## Task to complete:
Reproduce the listing below exactly, minus its pictures.

## Data section:
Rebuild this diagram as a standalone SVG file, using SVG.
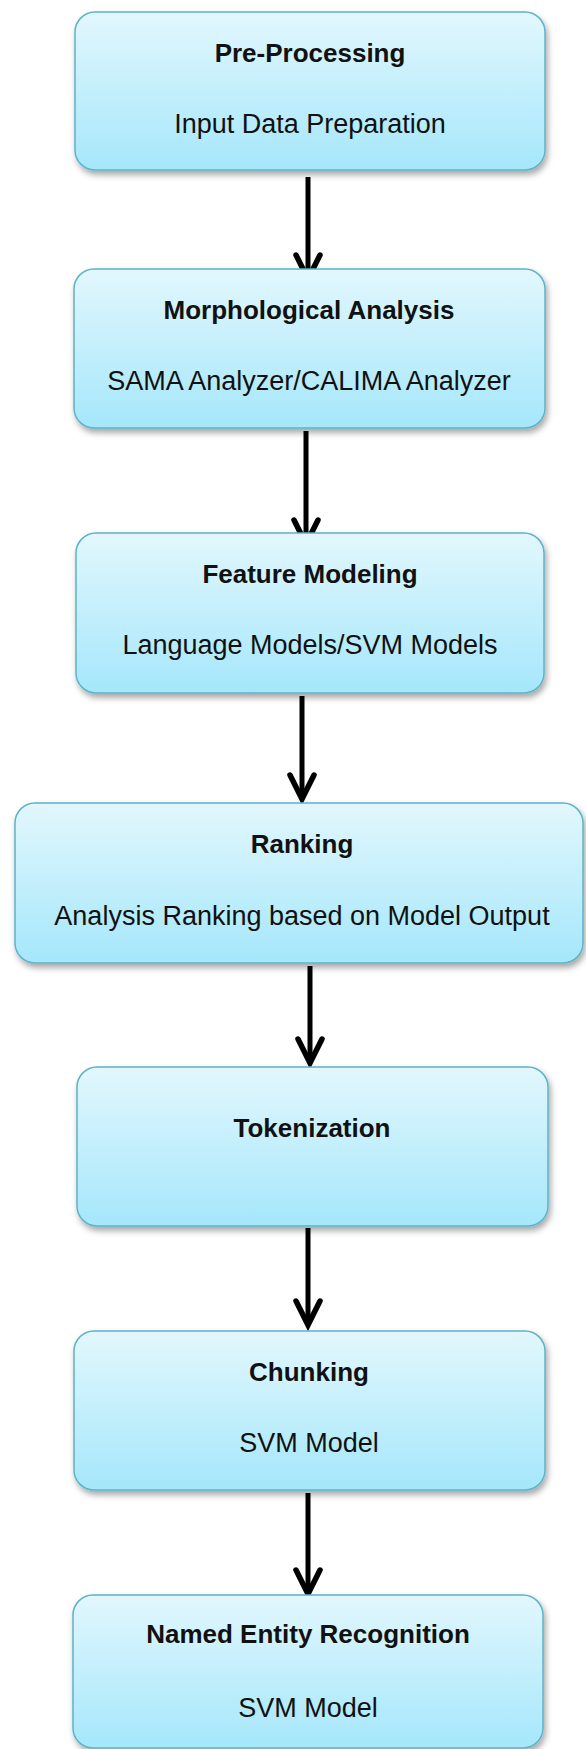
<svg xmlns="http://www.w3.org/2000/svg" width="586" height="1749" viewBox="0 0 586 1749">
  <defs>
    <linearGradient id="boxFill" x1="0" y1="0" x2="0" y2="1">
      <stop offset="0" stop-color="#e2f7fd"/>
      <stop offset="1" stop-color="#a5e7fb"/>
    </linearGradient>
    <filter id="shadow" x="-10%" y="-10%" width="125%" height="130%">
      <feDropShadow dx="2" dy="4" stdDeviation="3" flood-color="#000" flood-opacity="0.35"/>
    </filter>
    <marker id="head" markerUnits="userSpaceOnUse" viewBox="-30 -18 36 36" markerWidth="36" markerHeight="36" refX="0" refY="0" orient="auto" overflow="visible">
      <path d="M-24,-12 L0,0 L-24,12" fill="none" stroke="#000" stroke-width="5.5" stroke-linejoin="miter" stroke-linecap="round"/>
    </marker>
  </defs>
  <style>
    .box { fill: url(#boxFill); stroke: #5eb3c8; stroke-width: 1.5; filter: url(#shadow); }
    .title { font-family: "Liberation Sans", Arial, sans-serif; font-weight: bold; font-size: 26px; fill: #111; text-anchor: middle; }
    .sub { font-family: "Liberation Sans", Arial, sans-serif; font-size: 27px; fill: #111; text-anchor: middle; }
    .arrow { stroke: #000; stroke-width: 5; fill: none; marker-end: url(#head); }
  </style>

  <rect width="586" height="1749" fill="#ffffff"/>

  <g id="connectors">
    <line class="arrow" x1="308" y1="177" x2="308" y2="279"/>
    <line class="arrow" x1="306" y1="431" x2="306" y2="544"/>
    <line class="arrow" x1="302" y1="696" x2="302" y2="799"/>
    <line class="arrow" x1="310" y1="966" x2="310" y2="1063"/>
    <line class="arrow" x1="308" y1="1228" x2="308" y2="1325"/>
    <line class="arrow" x1="308" y1="1493" x2="308" y2="1594"/>
  </g>

  <g id="pre-processing">
    <rect class="box" x="75" y="12" width="470" height="158" rx="20"/>
    <text class="title" x="310" y="62">Pre-Processing</text>
    <text class="sub" x="310" y="133">Input Data Preparation</text>
  </g>

  <g id="morphological-analysis">
    <rect class="box" x="74" y="269" width="471" height="159" rx="20"/>
    <text class="title" x="309" y="319">Morphological Analysis</text>
    <text class="sub" x="309" y="390">SAMA Analyzer/CALIMA Analyzer</text>
  </g>

  <g id="feature-modeling">
    <rect class="box" x="76" y="533" width="468" height="160" rx="20"/>
    <text class="title" x="310" y="583">Feature Modeling</text>
    <text class="sub" x="310" y="654">Language Models/SVM Models</text>
  </g>

  <g id="ranking">
    <rect class="box" x="15" y="803" width="568" height="160" rx="20"/>
    <text class="title" x="302" y="853">Ranking</text>
    <text class="sub" x="302" y="925">Analysis Ranking based on Model Output</text>
  </g>

  <g id="tokenization">
    <rect class="box" x="77" y="1067" width="471" height="159" rx="20"/>
    <text class="title" x="312" y="1137">Tokenization</text>
  </g>

  <g id="chunking">
    <rect class="box" x="74" y="1331" width="471" height="159" rx="20"/>
    <text class="title" x="309" y="1381">Chunking</text>
    <text class="sub" x="309" y="1452">SVM Model</text>
  </g>

  <g id="named-entity-recognition">
    <rect class="box" x="73" y="1595" width="470" height="153" rx="20"/>
    <text class="title" x="308" y="1643">Named Entity Recognition</text>
    <text class="sub" x="308" y="1717">SVM Model</text>
  </g>
</svg>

## Response to the task:
Rebuild this diagram as a standalone SVG file, using SVG.
<svg xmlns="http://www.w3.org/2000/svg" width="586" height="1749" viewBox="0 0 586 1749">
  <defs>
    <linearGradient id="boxFill" x1="0" y1="0" x2="0" y2="1">
      <stop offset="0" stop-color="#e2f7fd"/>
      <stop offset="1" stop-color="#a5e7fb"/>
    </linearGradient>
    <filter id="shadow" x="-10%" y="-10%" width="125%" height="130%">
      <feDropShadow dx="2" dy="4" stdDeviation="3" flood-color="#000" flood-opacity="0.35"/>
    </filter>
    <marker id="head" markerUnits="userSpaceOnUse" viewBox="-30 -18 36 36" markerWidth="36" markerHeight="36" refX="0" refY="0" orient="auto" overflow="visible">
      <path d="M-24,-12 L0,0 L-24,12" fill="none" stroke="#000" stroke-width="5.5" stroke-linejoin="miter" stroke-linecap="round"/>
    </marker>
  </defs>
  <style>
    .box { fill: url(#boxFill); stroke: #5eb3c8; stroke-width: 1.5; filter: url(#shadow); }
    .title { font-family: "Liberation Sans", Arial, sans-serif; font-weight: bold; font-size: 26px; fill: #111; text-anchor: middle; }
    .sub { font-family: "Liberation Sans", Arial, sans-serif; font-size: 27px; fill: #111; text-anchor: middle; }
    .arrow { stroke: #000; stroke-width: 5; fill: none; marker-end: url(#head); }
  </style>

  <rect width="586" height="1749" fill="#ffffff"/>

  <g id="connectors">
    <line class="arrow" x1="308" y1="177" x2="308" y2="279"/>
    <line class="arrow" x1="306" y1="431" x2="306" y2="544"/>
    <line class="arrow" x1="302" y1="696" x2="302" y2="799"/>
    <line class="arrow" x1="310" y1="966" x2="310" y2="1063"/>
    <line class="arrow" x1="308" y1="1228" x2="308" y2="1325"/>
    <line class="arrow" x1="308" y1="1493" x2="308" y2="1594"/>
  </g>

  <g id="pre-processing">
    <rect class="box" x="75" y="12" width="470" height="158" rx="20"/>
    <text class="title" x="310" y="62">Pre-Processing</text>
    <text class="sub" x="310" y="133">Input Data Preparation</text>
  </g>

  <g id="morphological-analysis">
    <rect class="box" x="74" y="269" width="471" height="159" rx="20"/>
    <text class="title" x="309" y="319">Morphological Analysis</text>
    <text class="sub" x="309" y="390">SAMA Analyzer/CALIMA Analyzer</text>
  </g>

  <g id="feature-modeling">
    <rect class="box" x="76" y="533" width="468" height="160" rx="20"/>
    <text class="title" x="310" y="583">Feature Modeling</text>
    <text class="sub" x="310" y="654">Language Models/SVM Models</text>
  </g>

  <g id="ranking">
    <rect class="box" x="15" y="803" width="568" height="160" rx="20"/>
    <text class="title" x="302" y="853">Ranking</text>
    <text class="sub" x="302" y="925">Analysis Ranking based on Model Output</text>
  </g>

  <g id="tokenization">
    <rect class="box" x="77" y="1067" width="471" height="159" rx="20"/>
    <text class="title" x="312" y="1137">Tokenization</text>
  </g>

  <g id="chunking">
    <rect class="box" x="74" y="1331" width="471" height="159" rx="20"/>
    <text class="title" x="309" y="1381">Chunking</text>
    <text class="sub" x="309" y="1452">SVM Model</text>
  </g>

  <g id="named-entity-recognition">
    <rect class="box" x="73" y="1595" width="470" height="153" rx="20"/>
    <text class="title" x="308" y="1643">Named Entity Recognition</text>
    <text class="sub" x="308" y="1717">SVM Model</text>
  </g>
</svg>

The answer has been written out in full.